Problem details:
Using the listing below, output only the lines from the one that contains "Write a Python" through the one that contains "from matplotlib.colors import", inclusive, exactly as given and without images.

Part of a data file:
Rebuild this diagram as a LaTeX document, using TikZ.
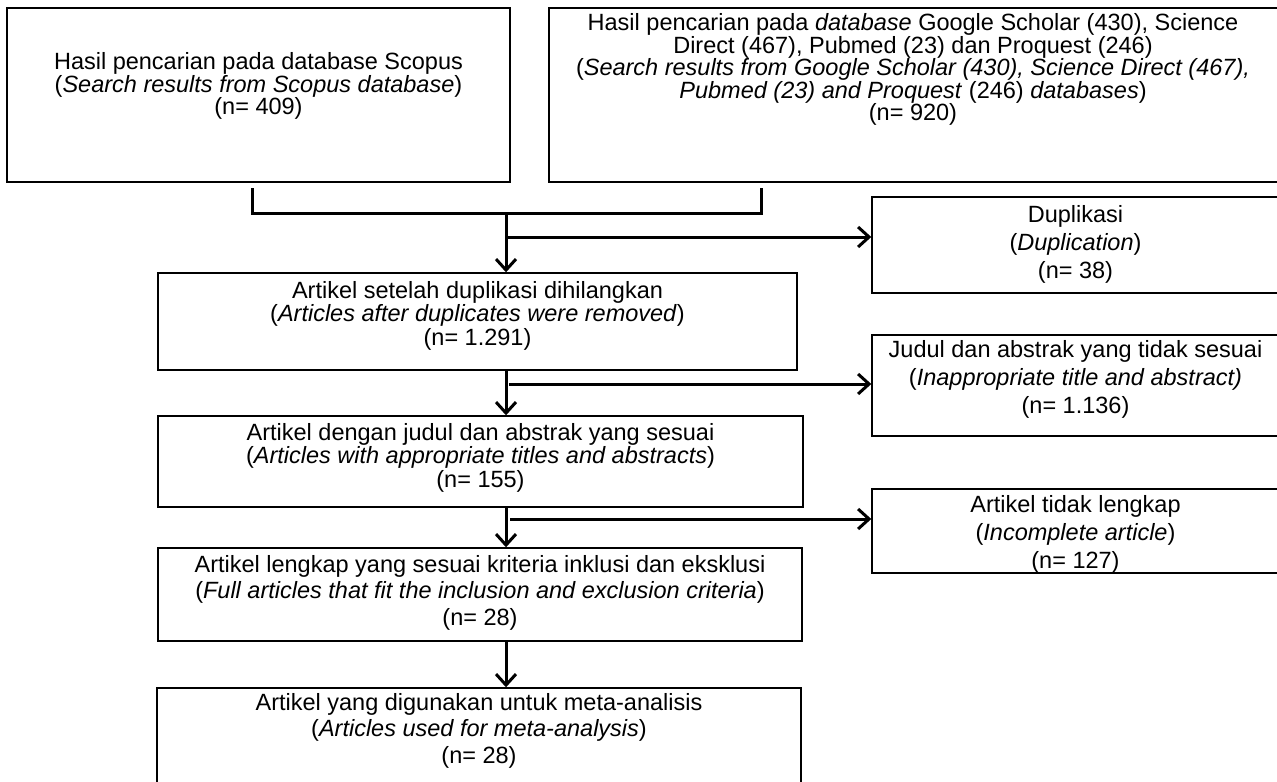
\documentclass[tikz,border=0pt]{standalone}
\usepackage{fontspec}
\setmainfont{Liberation Sans}
\usetikzlibrary{arrows.meta}
\newcommand\txtlines[2]{\vtop{\baselineskip=#1\lineskiplimit=-100pt\lineskip=0pt\halign{\hfil##\hfil\cr#2\crcr}}}
\begin{document}
\begin{tikzpicture}[x=1bp,y=-1bp,
  boxnode/.style={draw=black,line width=1.4bp,rectangle,inner sep=0pt},
  txt/.style={inner sep=0pt,anchor=base,font=\fontsize{23.5bp}{22.5bp}\selectfont},
  conn/.style={line width=3bp},
  arr/.style={line width=3bp,-{Straight Barb[length=11bp,width=20bp,line width=3bp]}}]
\useasboundingbox (0,0) rectangle (1277,782);
\fill[white] (0,0) rectangle (1277,782);
% boxes
\node[boxnode,minimum width=503bp,minimum height=174bp] (b1) at (258.5,95) {};
\node[boxnode,minimum width=732bp,minimum height=174bp] (b2) at (915,95) {};
\node[boxnode,minimum width=409bp,minimum height=96bp] (dup) at (1076.5,245) {};
\node[boxnode,minimum width=639bp,minimum height=97bp] (b3) at (477.5,321.5) {};
\node[boxnode,minimum width=409bp,minimum height=101bp] (jud) at (1076.5,385.5) {};
\node[boxnode,minimum width=645bp,minimum height=91bp] (b4) at (480.5,461.5) {};
\node[boxnode,minimum width=409bp,minimum height=84bp] (tid) at (1076.5,531) {};
\node[boxnode,minimum width=644bp,minimum height=93bp] (b5) at (480,594.5) {};
\node[boxnode,minimum width=644bp,minimum height=97bp] (b6) at (479,736.5) {};
% texts
\node[txt] (t1) at (258.5,70) {\txtlines{22.5bp}{Hasil pencarian pada database Scopus\cr (\textit{Search results from Scopus database})\cr (n= 409)}};
\node[txt] (t2) at (913,31) {\txtlines{22.5bp}{Hasil pencarian pada \textit{database} Google Scholar (430), Science\cr Direct (467), Pubmed (23) dan Proquest (246)\cr (\textit{Search results from Google Scholar (430), Science Direct (467),}\cr \textit{Pubmed (23) and Proquest} (246) \textit{databases})\cr (n= 920)}};
\node[txt] (td) at (1075.5,222) {\txtlines{28bp}{Duplikasi\cr (\textit{Duplication})\cr (n= 38)}};
\node[txt] (t3) at (477.5,298) {\txtlines{23.5bp}{Artikel setelah duplikasi dihilangkan\cr (\textit{Articles after duplicates were removed})\cr (n= 1.291)}};
\node[txt] (tj) at (1075.5,357) {\txtlines{28bp}{Judul dan abstrak yang tidak sesuai\cr (\textit{Inappropriate title and abstract)}\cr (n= 1.136)}};
\node[txt] (t4) at (480.5,440) {\txtlines{23.5bp}{Artikel dengan judul dan abstrak yang sesuai\cr (\textit{Articles with appropriate titles and abstracts})\cr (n= 155)}};
\node[txt] (tt) at (1075.5,512) {\txtlines{28bp}{Artikel tidak lengkap\cr (\textit{Incomplete article})\cr (n= 127)}};
\node[txt] (t5) at (480,572) {\txtlines{26.5bp}{Artikel lengkap yang sesuai kriteria inklusi dan eksklusi\cr (\textit{Full articles that fit the inclusion and exclusion criteria})\cr (n= 28)}};
\node[txt] (t6) at (479,710) {\txtlines{26.5bp}{Artikel yang digunakan untuk meta-analisis\cr (\textit{Articles used for meta-analysis})\cr (n= 28)}};
% connector coordinates
\coordinate (bl) at (252,188);
\coordinate (br) at (761,188);
\coordinate (jn) at (506,213);
\coordinate (s1) at (506,237);
\coordinate (s2) at (509,384);
\coordinate (s3) at (510,519);
\coordinate (v) at (506,0);
% bracket
\draw[conn] (bl) -- (bl |- jn) -- (br |- jn) -- (br);
% main flow
\draw[arr] (jn) -- (jn |- b3.north);
\draw[arr] (s1) -- (s1 -| dup.west);
\draw[arr] (v |- b3.south) -- (v |- b4.north);
\draw[arr] (s2) -- (s2 -| jud.west);
\draw[arr] (v |- b4.south) -- (v |- b5.north);
\draw[arr] (s3) -- (s3 -| tid.west);
\draw[arr] (v |- b5.south) -- (v |- b6.north);
\end{tikzpicture}
\end{document}
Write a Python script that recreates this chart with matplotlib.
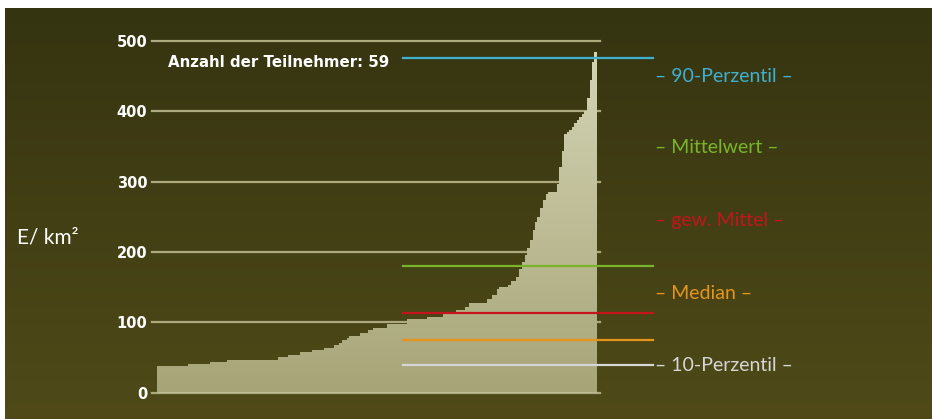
import numpy as np
import matplotlib
matplotlib.use("Agg")
import matplotlib.pyplot as plt
from matplotlib.colors import LinearSegmentedColormap

# participants sorted by density, bar widths are their relative weight
weights = [31, 22, 17, 51, 10, 12, 12, 12, 10, 5, 3, 5, 2, 11, 8, 5, 14, 20,
           20, 16, 13, 9, 4, 18, 5, 5, 2, 9, 3, 5, 3, 3, 3, 2, 3, 3, 2, 2, 3,
           3, 3, 2, 9, 2, 3, 2, 3, 2, 3, 2, 3, 2, 3, 2, 3, 3, 2, 2, 3]
density = [37, 40, 44, 46, 50, 53, 57, 60, 64, 68, 71, 75, 78, 81, 85, 89, 92,
           97, 104, 108, 111, 117, 122, 127, 133, 139, 147, 150, 153, 158, 164,
           175, 185, 195, 205, 217, 231, 243, 250, 262, 274, 282, 285, 296, 321,
           343, 367, 370, 374, 378, 383, 387, 392, 396, 400, 419, 444, 470, 484]

stat_names = ["90-Perzentil", "Mittelwert", "gew. Mittel", "Median", "10-Perzentil"]
stat_values = [476, 180, 113, 74, 39]
stat_colors = ["#3fb0cf", "#79b52a", "#c4151d", "#e5951c", "#d6d6d6"]
label_y = [449, 348, 244, 141, 39]

yticks = [0, 100, 200, 300, 400, 500]
n_participants = 59

W, H = 932, 419
fig = plt.figure(figsize=(W / 100, H / 100), dpi=100, facecolor="white")

# background gradient
bg = fig.add_axes([5 / W, 0, 1 - 5 / W, (H - 8) / H], zorder=0)
bg_cmap = LinearSegmentedColormap.from_list("bg", ["#353411", "#4f4a18"])
bg.imshow(np.linspace(0, 1, 256).reshape(-1, 1), aspect="auto", cmap=bg_cmap,
          extent=[0, 1, 0, 1], origin="upper")
bg.axis("off")

ax = fig.add_axes([157 / W, 26.5 / H, 440 / W, 351.5 / H], zorder=1)
ax.patch.set_alpha(0)
edges = np.concatenate([[0], np.cumsum(weights)])

for y in yticks:
    ax.axhline(y, xmin=-0.011, xmax=1.007, color="#aeaa80", lw=1.6,
               clip_on=False, zorder=1)

step = ax.stairs(density, edges, baseline=0, fill=True, color="#bdbb92", zorder=2)
bar_cmap = LinearSegmentedColormap.from_list("bars", ["#a7a577", "#d6d6b8"])
img = ax.imshow(np.linspace(0, 1, 256).reshape(-1, 1), aspect="auto", cmap=bar_cmap,
                extent=[edges[0], edges[-1], 0, 500], origin="lower", zorder=3)
img.set_clip_path(step)
ax.set_xlim(edges[0], edges[-1])
ax.set_ylim(0, 500)

for name, val, col, ly in zip(stat_names, stat_values, stat_colors, label_y):
    ax.axhline(val, xmin=0.559, xmax=1.127, color=col, lw=1.6,
               clip_on=False, zorder=4)
    ax.text(1.132, ly, f"\u2013 {name} \u2013", color=col, fontsize=14,
            family="Lato", va="center", ha="left",
            transform=ax.get_yaxis_transform())

ax.text(0.025, 470, f"Anzahl der Teilnehmer: {n_participants}", color="white",
        fontsize=10.8, fontweight="bold", va="center", ha="left",
        transform=ax.get_yaxis_transform())

ax.set_yticks(yticks)
ax.set_yticklabels([str(t) for t in yticks], color="white", fontsize=10.5,
                   fontweight="bold")
ax.tick_params(axis="y", length=0, pad=7)
ax.set_xticks([])
for s in ax.spines.values():
    s.set_visible(False)

fig.text(17 / W, 1 - 237 / H, "E/ km²", color="white", fontsize=15,
         family="Lato", va="center", ha="left")

fig.savefig("out.png", dpi=100, facecolor=fig.get_facecolor())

Problem solution:
Write a Python script that recreates this chart with matplotlib.
import numpy as np
import matplotlib
matplotlib.use("Agg")
import matplotlib.pyplot as plt
from matplotlib.colors import LinearSegmentedColormap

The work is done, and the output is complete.